Microsoft has announced an ambitious plan to not just reduce its carbon emissions, but to actively remove carbon from the atmosphere — going "carbon negative" by 2030.
And by 2050, the tech giant pledges it will "remove from the environment all the carbon the company has emitted either directly or by electrical consumption since it was founded in 1975."
As the world faces the increasingly dire effects of climate change, which is caused by greenhouse gas emissions, a growing number of companies have pledged to reduce their carbon emissions.
It's much rarer to pledge to go carbon negative; in that, Microsoft is joining Ikea and a handful of much smaller companies.
And vowing to remove all the emissions the company ever released is even more unusual.
"I've never seen that before," says Cynthia Cummis, the director of private sector climate mitigation at the World Resources Institute.
Cummis says that Microsoft's commitment is also noteworthy for its level of detail.

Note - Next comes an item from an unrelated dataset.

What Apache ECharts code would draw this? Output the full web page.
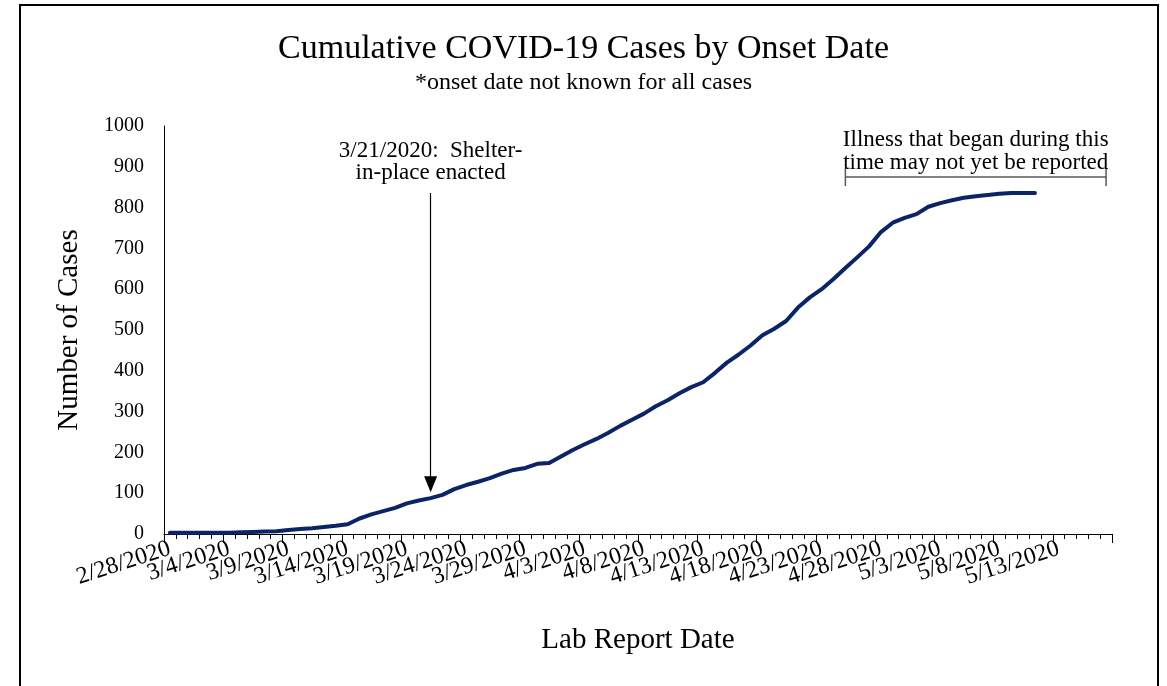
<!DOCTYPE html>
<html>
<head>
<meta charset="utf-8">
<script src="https://cdn.jsdelivr.net/npm/echarts@6/dist/echarts.min.js"></script>
<style>html,body{margin:0;padding:0;background:#fff;}#c{width:1167px;height:686px;}</style>
</head>
<body>
<div id="c"></div>
<script>
const dates = [
  '2/28/2020','2/29/2020',
  '3/1/2020','3/2/2020','3/3/2020','3/4/2020','3/5/2020','3/6/2020','3/7/2020','3/8/2020','3/9/2020','3/10/2020',
  '3/11/2020','3/12/2020','3/13/2020','3/14/2020','3/15/2020','3/16/2020','3/17/2020','3/18/2020','3/19/2020','3/20/2020',
  '3/21/2020','3/22/2020','3/23/2020','3/24/2020','3/25/2020','3/26/2020','3/27/2020','3/28/2020','3/29/2020','3/30/2020','3/31/2020',
  '4/1/2020','4/2/2020','4/3/2020','4/4/2020','4/5/2020','4/6/2020','4/7/2020','4/8/2020','4/9/2020','4/10/2020',
  '4/11/2020','4/12/2020','4/13/2020','4/14/2020','4/15/2020','4/16/2020','4/17/2020','4/18/2020','4/19/2020','4/20/2020',
  '4/21/2020','4/22/2020','4/23/2020','4/24/2020','4/25/2020','4/26/2020','4/27/2020','4/28/2020','4/29/2020','4/30/2020',
  '5/1/2020','5/2/2020','5/3/2020','5/4/2020','5/5/2020','5/6/2020','5/7/2020','5/8/2020','5/9/2020','5/10/2020',
  '5/11/2020','5/12/2020','5/13/2020','5/14/2020','5/15/2020','5/16/2020','5/17/2020'
];
const cumulativeCases = [
  3, 3, 3, 3, 3, 3, 4, 5, 6, 7,
  10, 12, 14, 17, 20, 24, 38, 48, 56, 64,
  75, 82, 88, 96, 110, 120, 128, 137, 148, 157,
  162, 172, 174, 190, 206, 220, 233, 248, 265, 280,
  295, 313, 328, 345, 360, 372, 395, 420, 440, 462,
  487, 503, 522, 555, 580, 600, 625, 652, 678, 705,
  740, 763, 775, 784, 802, 811, 818, 824, 828, 831,
  834, 836, 836, 836, null, null, null, null, null, null
];
const xTickLabels = ['2/28/2020','3/4/2020','3/9/2020','3/14/2020','3/19/2020','3/24/2020','3/29/2020','4/3/2020',
  '4/8/2020','4/13/2020','4/18/2020','4/23/2020','4/28/2020','5/3/2020','5/8/2020','5/13/2020'];
const yTicks = { min: 0, max: 1000, interval: 100 };
const labelEvery = 5;
const shelterDate = '3/21/2020';
const shelterText = '3/21/2020:  Shelter-\nin-place enacted';
const arrowRange = [836, 122];
const bracketRange = ['4/25/2020', '5/17/2020'];
const bracketLevel = 875;
const bracketText = 'Illness that began during this\ntime may not yet be reported';

const FONT = 'Liberation Serif';
const borderRect = {
  id: 'frame', type: 'rect', shape: { x: 20, y: 5, width: 1138, height: 720 },
  style: { fill: 'none', stroke: '#000', lineWidth: 2 }, silent: true, z: 100
};
const chart = echarts.init(document.getElementById('c'), null, { renderer: 'canvas' });
chart.setOption({
  backgroundColor: '#fff',
  animation: false,
  title: {
    text: 'Cumulative COVID-19 Cases by Onset Date',
    subtext: '*onset date not known for all cases',
    left: 'center',
    top: 27,
    itemGap: 5,
    textStyle: { fontFamily: FONT, fontSize: 34, fontWeight: 'normal', color: '#000' },
    subtextStyle: { fontFamily: FONT, fontSize: 24, color: '#000' }
  },
  graphic: [borderRect],
  grid: { left: 164, right: 55, top: 126, bottom: 152 },
  xAxis: [{
    type: 'category', data: dates, boundaryGap: true,
    name: 'Lab Report Date', nameLocation: 'middle', nameGap: 92,
    nameTextStyle: { fontFamily: FONT, fontSize: 29, color: '#000' },
    axisLine: { show: true, lineStyle: { color: '#000', width: 1 } },
    axisTick: { show: true, interval: 0, length: 5, lineStyle: { color: '#000', width: 1 } },
    axisLabel: { show: false }
  }, {
    type: 'category', data: dates, boundaryGap: true, position: 'bottom', offset: 0,
    axisLine: { show: false },
    axisTick: { show: true, interval: labelEvery - 1, length: 9, lineStyle: { color: '#000', width: 1 } },
    axisLabel: { show: false }
  }],
  yAxis: {
    type: 'value', min: yTicks.min, max: yTicks.max, interval: yTicks.interval,
    name: 'Number of Cases', nameLocation: 'middle', nameGap: 80,
    nameTextStyle: { fontFamily: FONT, fontSize: 29, color: '#000' },
    splitLine: { show: false },
    axisLine: { show: true, lineStyle: { color: '#000', width: 1 } },
    axisTick: { show: false },
    axisLabel: { fontFamily: FONT, fontSize: 20, color: '#000', margin: 20, formatter: v => String(v) }
  },
  series: [{
    type: 'line', data: cumulativeCases, xAxisIndex: 0,
    showSymbol: false, symbol: 'none', connectNulls: false,
    lineStyle: { color: '#0b2466', width: 4, cap: 'round', join: 'round' },
    itemStyle: { color: '#0b2466' },
    markLine: {
      silent: true, animation: false,
      data: [
        [
          { coord: [shelterDate, arrowRange[0]], symbol: 'none',
            lineStyle: { color: '#000', width: 1.2, type: 'solid' },
            label: { show: true, position: 'start', formatter: shelterText, distance: 9,
              fontFamily: FONT, fontSize: 23, color: '#000', lineHeight: 22, align: 'center' } },
          { coord: [shelterDate, arrowRange[1]], symbol: 'triangle', symbolSize: [13, 16] }
        ],
        [
          { coord: [bracketRange[0], bracketLevel], symbol: 'rect', symbolSize: [18, 1.5],
            lineStyle: { color: '#595959', width: 1.5, type: 'solid' },
            label: { show: true, position: 'insideMiddleTop', formatter: bracketText, distance: 3,
              fontFamily: FONT, fontSize: 23, color: '#000', lineHeight: 23, align: 'center' } },
          { coord: [bracketRange[1], bracketLevel], symbol: 'rect', symbolSize: [18, 1.5] }
        ]
      ]
    }
  }]
});

// Rotated date labels, positioned through the axis scale.
const baseY = chart.convertToPixel({ yAxisIndex: 0 }, yTicks.min);
const labelGraphics = xTickLabels.map((lab, i) => {
  const px = chart.convertToPixel({ xAxisIndex: 0 }, lab);
  return {
    id: 'xl' + i, type: 'text', x: px, y: baseY + 14, rotation: 18 * Math.PI / 180,
    silent: true,
    style: { text: lab, fontFamily: FONT, fontSize: 24, fill: '#000', align: 'right', verticalAlign: 'middle' }
  };
});
chart.setOption({ graphic: [borderRect].concat(labelGraphics) });
</script>
</body>
</html>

The company already pushes employees to consider emissions while making business decisions. Microsoft says it will adapt that policy to reduce emissions not just within the company but also across its entire supply chain. It says it will cut its own emissions to "near zero" by using 100% renewable energy and relying on electric vehicles.
"They're going to decarbonize at a very fast rate and then [use] carbon removals to balance out those remaining emissions," Cummis says. "That's what's in line with science and what we want to see all companies doing."
Extinction Rebellion UK, a climate change activist group, called Microsoft's announcement "an important step in the right direction."
The group added: "Who will follow next?"
Removing — not just avoiding — carbon emissions
Microsoft, which is one of NPR's sponsors, says it has been "carbon neutral" for years by reducing emissions and paying for offsets for what remained.
But those offsets, while they may have kept new carbon dioxide from being released, did not usually involve taking existing emissions out of the atmosphere. The company's new policy will place a much stronger emphasis on such carbon removal.
"Neutral is not enough to address the world's needs," Microsoft President Brad Smith wrote in the announcement Thursday.
Planting trees is one way to actively remove carbon from the atmosphere. Higher-tech strategies are also being researched, including direct air capture: pulling carbon out of the atmosphere and putting it in storage.
"It's not a new technology," says David Goldberg, a Columbia University research professor who studies carbon removal and storage. Small-scale installations are active now. But "scaling that technology up to where it could be very, very effective and viable for a large-scale capture and storage ... that's earlier in the development phase," Goldberg says.
Microsoft is pledging to create a $1 billion fund to invest in developing such technology, similar to other climate-focused funds (including one spearheaded by Microsoft co-founder Bill Gates).
Some environmental groups have long been skeptical of climate pledges that rely heavily on carbon removal. They've argued that such plans allow companies to avoid reducing their emissions, instead emitting carbon today while pledging to remove it — somehow — in the future.
But there's growing consensus that carbon removal technology, paired with dramatic reductions in emissions, will be essential for any successful fight against climate change.
"There are a lot of emissions up in the atmosphere already, unfortunately," says Paula DiPerna, an expert on climate change mitigation. "I think the emphasis on removal is welcome."
In announcing the new climate change goals, Microsoft is not backing away from its work with oil and gas companies. Instead, it argues that oil and gas companies need to "meet today's business demands" while working to transition toward a zero-carbon future.
Greenpeace, while welcoming Microsoft's announcement overall, said the continued work with fossil fuel companies is "a gaping hole" in Microsoft's climate plan.
Microsoft says it will publicly track its progress toward its goals. That's a "key element of any program like this that seeks to make significant emissions reductions," says Nancy Meyer, the vice president for business engagement at the Center for Climate and Energy Solutions. "You have to show how those activities and initiatives are resulting in real reductions."
She also says it's critical for companies to advocate for changes in public policy. Meanwhile, in the absence of federal action on climate, pledges like Microsoft's are significant, Meyer says.
"It leads the way for other businesses to start making their own really ambitious goals like this," she says.